-- start of Data excerpts --
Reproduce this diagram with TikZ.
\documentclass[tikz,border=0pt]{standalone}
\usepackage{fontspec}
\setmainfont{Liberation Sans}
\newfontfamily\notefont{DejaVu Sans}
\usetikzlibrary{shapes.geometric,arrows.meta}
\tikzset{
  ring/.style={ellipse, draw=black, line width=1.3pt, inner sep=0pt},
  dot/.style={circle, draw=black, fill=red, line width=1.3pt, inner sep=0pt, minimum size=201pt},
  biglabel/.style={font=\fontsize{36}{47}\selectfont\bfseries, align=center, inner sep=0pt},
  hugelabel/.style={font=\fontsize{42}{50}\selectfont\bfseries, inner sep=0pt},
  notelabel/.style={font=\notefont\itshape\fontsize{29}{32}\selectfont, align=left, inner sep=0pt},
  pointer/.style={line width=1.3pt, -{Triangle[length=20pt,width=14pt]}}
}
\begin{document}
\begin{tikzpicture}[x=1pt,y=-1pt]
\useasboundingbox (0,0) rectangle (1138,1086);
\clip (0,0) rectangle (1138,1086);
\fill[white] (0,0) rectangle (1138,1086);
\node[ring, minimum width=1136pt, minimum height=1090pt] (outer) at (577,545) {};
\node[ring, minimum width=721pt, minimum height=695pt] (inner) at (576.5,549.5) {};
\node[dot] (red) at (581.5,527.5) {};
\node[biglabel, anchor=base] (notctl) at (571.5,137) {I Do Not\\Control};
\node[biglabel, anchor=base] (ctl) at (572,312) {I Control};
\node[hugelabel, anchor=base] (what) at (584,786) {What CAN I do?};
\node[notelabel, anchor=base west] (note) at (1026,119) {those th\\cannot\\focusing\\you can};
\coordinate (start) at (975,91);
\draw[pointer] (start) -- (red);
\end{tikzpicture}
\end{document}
-- end of Data excerpts --
-- start of Data excerpts --
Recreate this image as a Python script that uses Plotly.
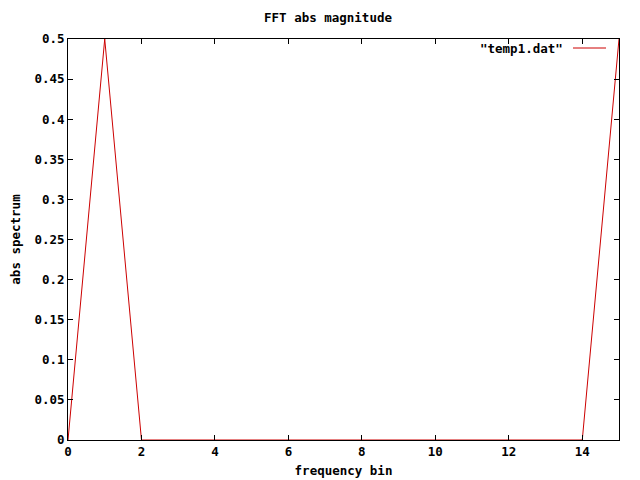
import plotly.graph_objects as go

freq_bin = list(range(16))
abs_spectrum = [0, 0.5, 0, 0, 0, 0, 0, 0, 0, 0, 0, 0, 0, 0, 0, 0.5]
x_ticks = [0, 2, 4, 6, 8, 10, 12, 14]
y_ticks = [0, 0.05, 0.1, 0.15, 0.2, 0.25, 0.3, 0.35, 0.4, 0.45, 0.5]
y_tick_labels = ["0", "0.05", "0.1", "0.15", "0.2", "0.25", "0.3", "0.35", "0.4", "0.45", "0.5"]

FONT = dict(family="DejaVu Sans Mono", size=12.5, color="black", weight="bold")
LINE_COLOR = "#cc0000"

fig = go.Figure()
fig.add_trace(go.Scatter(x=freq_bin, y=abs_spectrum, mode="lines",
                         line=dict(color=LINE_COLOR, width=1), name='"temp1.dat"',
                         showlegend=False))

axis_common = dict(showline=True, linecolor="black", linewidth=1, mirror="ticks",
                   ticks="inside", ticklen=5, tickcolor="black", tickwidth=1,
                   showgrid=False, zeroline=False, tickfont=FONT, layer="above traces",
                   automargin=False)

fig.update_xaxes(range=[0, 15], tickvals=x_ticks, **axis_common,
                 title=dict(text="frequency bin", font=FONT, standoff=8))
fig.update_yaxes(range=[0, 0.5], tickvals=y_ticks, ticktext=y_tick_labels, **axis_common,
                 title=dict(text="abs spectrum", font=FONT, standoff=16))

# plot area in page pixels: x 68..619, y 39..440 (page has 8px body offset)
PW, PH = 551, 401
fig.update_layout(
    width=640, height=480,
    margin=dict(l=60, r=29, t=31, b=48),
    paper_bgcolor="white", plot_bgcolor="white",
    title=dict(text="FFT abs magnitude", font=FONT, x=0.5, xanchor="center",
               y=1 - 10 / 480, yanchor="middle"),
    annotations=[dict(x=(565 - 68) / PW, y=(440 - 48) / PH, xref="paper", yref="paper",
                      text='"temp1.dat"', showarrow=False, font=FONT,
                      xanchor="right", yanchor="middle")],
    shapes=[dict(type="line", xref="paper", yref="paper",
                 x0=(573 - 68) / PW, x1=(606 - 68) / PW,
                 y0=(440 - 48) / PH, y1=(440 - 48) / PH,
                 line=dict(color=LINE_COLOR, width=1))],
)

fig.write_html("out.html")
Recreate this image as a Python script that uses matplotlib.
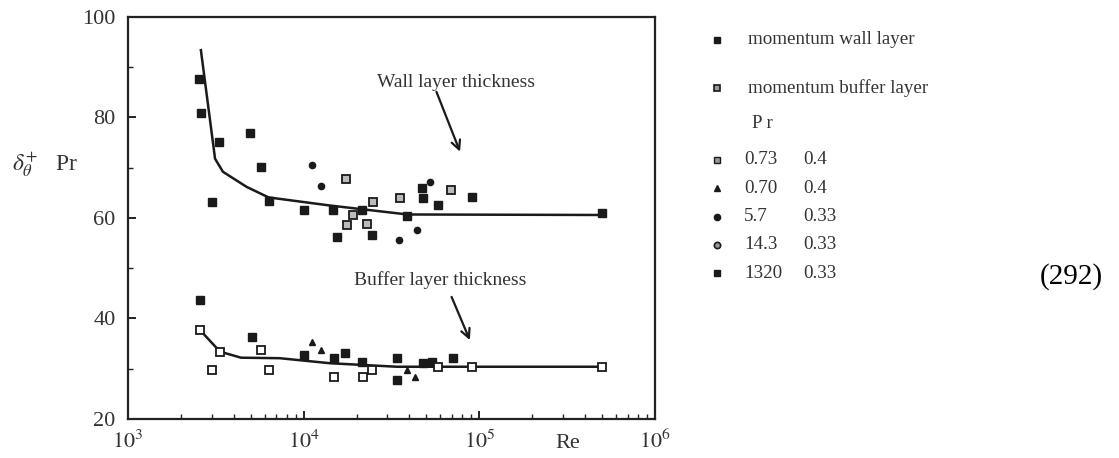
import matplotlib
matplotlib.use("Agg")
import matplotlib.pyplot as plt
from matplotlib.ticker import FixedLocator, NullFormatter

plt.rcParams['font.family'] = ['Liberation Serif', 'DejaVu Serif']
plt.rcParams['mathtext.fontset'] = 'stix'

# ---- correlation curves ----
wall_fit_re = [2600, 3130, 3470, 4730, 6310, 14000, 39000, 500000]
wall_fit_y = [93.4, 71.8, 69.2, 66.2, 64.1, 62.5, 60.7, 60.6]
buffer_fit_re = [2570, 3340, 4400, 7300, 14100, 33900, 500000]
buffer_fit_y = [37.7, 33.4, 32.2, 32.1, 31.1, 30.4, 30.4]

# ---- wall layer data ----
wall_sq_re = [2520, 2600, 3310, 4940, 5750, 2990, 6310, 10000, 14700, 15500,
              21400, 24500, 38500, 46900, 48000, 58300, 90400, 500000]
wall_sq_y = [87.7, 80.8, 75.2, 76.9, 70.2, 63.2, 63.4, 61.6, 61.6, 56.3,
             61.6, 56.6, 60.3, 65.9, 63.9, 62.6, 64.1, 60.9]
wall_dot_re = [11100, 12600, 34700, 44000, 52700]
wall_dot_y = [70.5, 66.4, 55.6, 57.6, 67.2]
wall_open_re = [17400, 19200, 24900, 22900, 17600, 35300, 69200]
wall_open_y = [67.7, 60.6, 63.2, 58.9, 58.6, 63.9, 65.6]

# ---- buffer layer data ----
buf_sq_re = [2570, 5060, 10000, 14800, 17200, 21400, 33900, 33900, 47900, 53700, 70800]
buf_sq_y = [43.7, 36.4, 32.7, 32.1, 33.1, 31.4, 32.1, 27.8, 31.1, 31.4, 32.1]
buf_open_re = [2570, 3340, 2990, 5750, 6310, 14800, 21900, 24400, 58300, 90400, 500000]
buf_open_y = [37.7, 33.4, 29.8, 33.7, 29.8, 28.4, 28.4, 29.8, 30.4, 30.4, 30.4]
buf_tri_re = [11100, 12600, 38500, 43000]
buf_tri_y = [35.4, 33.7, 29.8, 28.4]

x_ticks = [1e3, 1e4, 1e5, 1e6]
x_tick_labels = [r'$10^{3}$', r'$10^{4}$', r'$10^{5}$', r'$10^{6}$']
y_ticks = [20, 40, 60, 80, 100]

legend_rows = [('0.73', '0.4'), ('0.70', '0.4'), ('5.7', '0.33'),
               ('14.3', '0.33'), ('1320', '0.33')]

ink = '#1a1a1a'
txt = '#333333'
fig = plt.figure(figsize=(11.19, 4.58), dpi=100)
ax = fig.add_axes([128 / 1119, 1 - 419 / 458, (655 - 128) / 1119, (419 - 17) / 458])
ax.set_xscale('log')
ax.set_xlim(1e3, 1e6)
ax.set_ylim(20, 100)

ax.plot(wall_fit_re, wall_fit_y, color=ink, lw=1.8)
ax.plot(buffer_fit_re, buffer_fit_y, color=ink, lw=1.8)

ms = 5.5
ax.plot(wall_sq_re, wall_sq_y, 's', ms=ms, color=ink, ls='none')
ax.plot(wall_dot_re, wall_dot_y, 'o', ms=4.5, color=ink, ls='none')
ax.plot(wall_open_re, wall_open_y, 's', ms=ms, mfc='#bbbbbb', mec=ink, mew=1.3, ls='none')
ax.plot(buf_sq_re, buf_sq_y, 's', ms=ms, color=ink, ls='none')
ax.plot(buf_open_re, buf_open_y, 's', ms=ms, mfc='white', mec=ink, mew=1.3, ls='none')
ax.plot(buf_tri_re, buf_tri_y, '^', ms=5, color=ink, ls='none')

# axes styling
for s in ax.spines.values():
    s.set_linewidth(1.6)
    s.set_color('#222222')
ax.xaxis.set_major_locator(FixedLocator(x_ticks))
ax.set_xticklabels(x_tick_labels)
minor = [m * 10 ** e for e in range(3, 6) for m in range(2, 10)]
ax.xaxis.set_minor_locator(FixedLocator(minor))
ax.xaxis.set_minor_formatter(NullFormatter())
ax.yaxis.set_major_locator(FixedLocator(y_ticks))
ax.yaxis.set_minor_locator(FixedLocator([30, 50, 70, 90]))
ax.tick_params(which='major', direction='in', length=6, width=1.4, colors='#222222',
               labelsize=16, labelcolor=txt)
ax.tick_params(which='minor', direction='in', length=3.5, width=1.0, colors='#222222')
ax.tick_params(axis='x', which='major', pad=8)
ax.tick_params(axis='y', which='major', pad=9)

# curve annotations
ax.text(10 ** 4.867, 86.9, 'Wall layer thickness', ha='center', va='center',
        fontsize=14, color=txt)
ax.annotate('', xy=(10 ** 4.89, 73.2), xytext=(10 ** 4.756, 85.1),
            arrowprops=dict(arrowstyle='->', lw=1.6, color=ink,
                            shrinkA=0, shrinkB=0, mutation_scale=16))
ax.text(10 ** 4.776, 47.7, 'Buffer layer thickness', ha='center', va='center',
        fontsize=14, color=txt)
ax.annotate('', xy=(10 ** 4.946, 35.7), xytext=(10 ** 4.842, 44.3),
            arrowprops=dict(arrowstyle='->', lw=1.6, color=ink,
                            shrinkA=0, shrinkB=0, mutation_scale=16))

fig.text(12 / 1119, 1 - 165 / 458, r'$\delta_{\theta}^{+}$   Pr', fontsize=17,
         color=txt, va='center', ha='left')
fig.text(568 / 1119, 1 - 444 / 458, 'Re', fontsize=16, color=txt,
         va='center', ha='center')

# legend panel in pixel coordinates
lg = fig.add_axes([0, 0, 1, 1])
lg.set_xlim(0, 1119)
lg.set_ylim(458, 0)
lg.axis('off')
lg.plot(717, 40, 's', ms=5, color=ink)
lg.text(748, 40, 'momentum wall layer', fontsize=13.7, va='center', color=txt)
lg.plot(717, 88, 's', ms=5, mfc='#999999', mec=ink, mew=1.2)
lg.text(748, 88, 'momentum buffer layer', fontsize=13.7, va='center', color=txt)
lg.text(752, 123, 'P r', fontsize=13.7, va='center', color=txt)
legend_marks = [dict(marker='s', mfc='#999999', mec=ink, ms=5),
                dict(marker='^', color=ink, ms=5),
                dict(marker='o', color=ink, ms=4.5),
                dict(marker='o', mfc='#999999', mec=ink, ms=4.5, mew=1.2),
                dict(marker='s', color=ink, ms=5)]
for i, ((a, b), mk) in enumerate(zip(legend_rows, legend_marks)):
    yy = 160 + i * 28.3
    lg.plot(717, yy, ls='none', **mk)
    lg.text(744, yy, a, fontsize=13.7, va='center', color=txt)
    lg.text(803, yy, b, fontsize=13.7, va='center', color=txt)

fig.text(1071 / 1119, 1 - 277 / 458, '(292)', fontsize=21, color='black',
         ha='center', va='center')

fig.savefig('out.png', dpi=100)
-- end of Data excerpts --
-- start of Data excerpts --
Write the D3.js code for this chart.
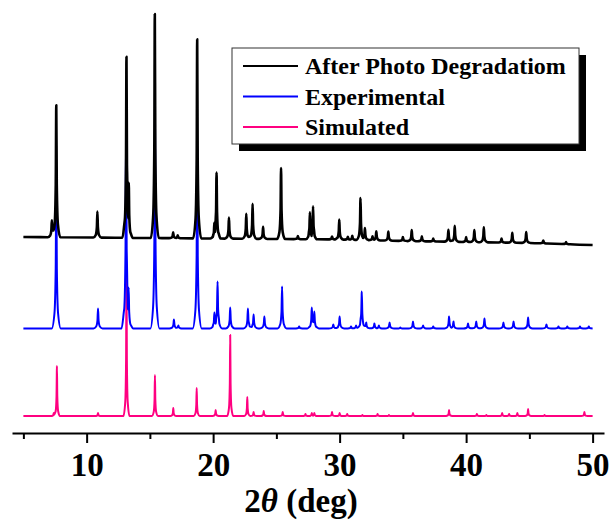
-- end of Data excerpts --
* Exercise instructions
Copy nothing but the lines above from the one with "Recreate this image as a Python script that uses Plotly." to the one with "automargin=False)", inclusive, word for word. Leave every picture out.

* Response to the exercise
Recreate this image as a Python script that uses Plotly.
import plotly.graph_objects as go

freq_bin = list(range(16))
abs_spectrum = [0, 0.5, 0, 0, 0, 0, 0, 0, 0, 0, 0, 0, 0, 0, 0, 0.5]
x_ticks = [0, 2, 4, 6, 8, 10, 12, 14]
y_ticks = [0, 0.05, 0.1, 0.15, 0.2, 0.25, 0.3, 0.35, 0.4, 0.45, 0.5]
y_tick_labels = ["0", "0.05", "0.1", "0.15", "0.2", "0.25", "0.3", "0.35", "0.4", "0.45", "0.5"]

FONT = dict(family="DejaVu Sans Mono", size=12.5, color="black", weight="bold")
LINE_COLOR = "#cc0000"

fig = go.Figure()
fig.add_trace(go.Scatter(x=freq_bin, y=abs_spectrum, mode="lines",
                         line=dict(color=LINE_COLOR, width=1), name='"temp1.dat"',
                         showlegend=False))

axis_common = dict(showline=True, linecolor="black", linewidth=1, mirror="ticks",
                   ticks="inside", ticklen=5, tickcolor="black", tickwidth=1,
                   showgrid=False, zeroline=False, tickfont=FONT, layer="above traces",
                   automargin=False)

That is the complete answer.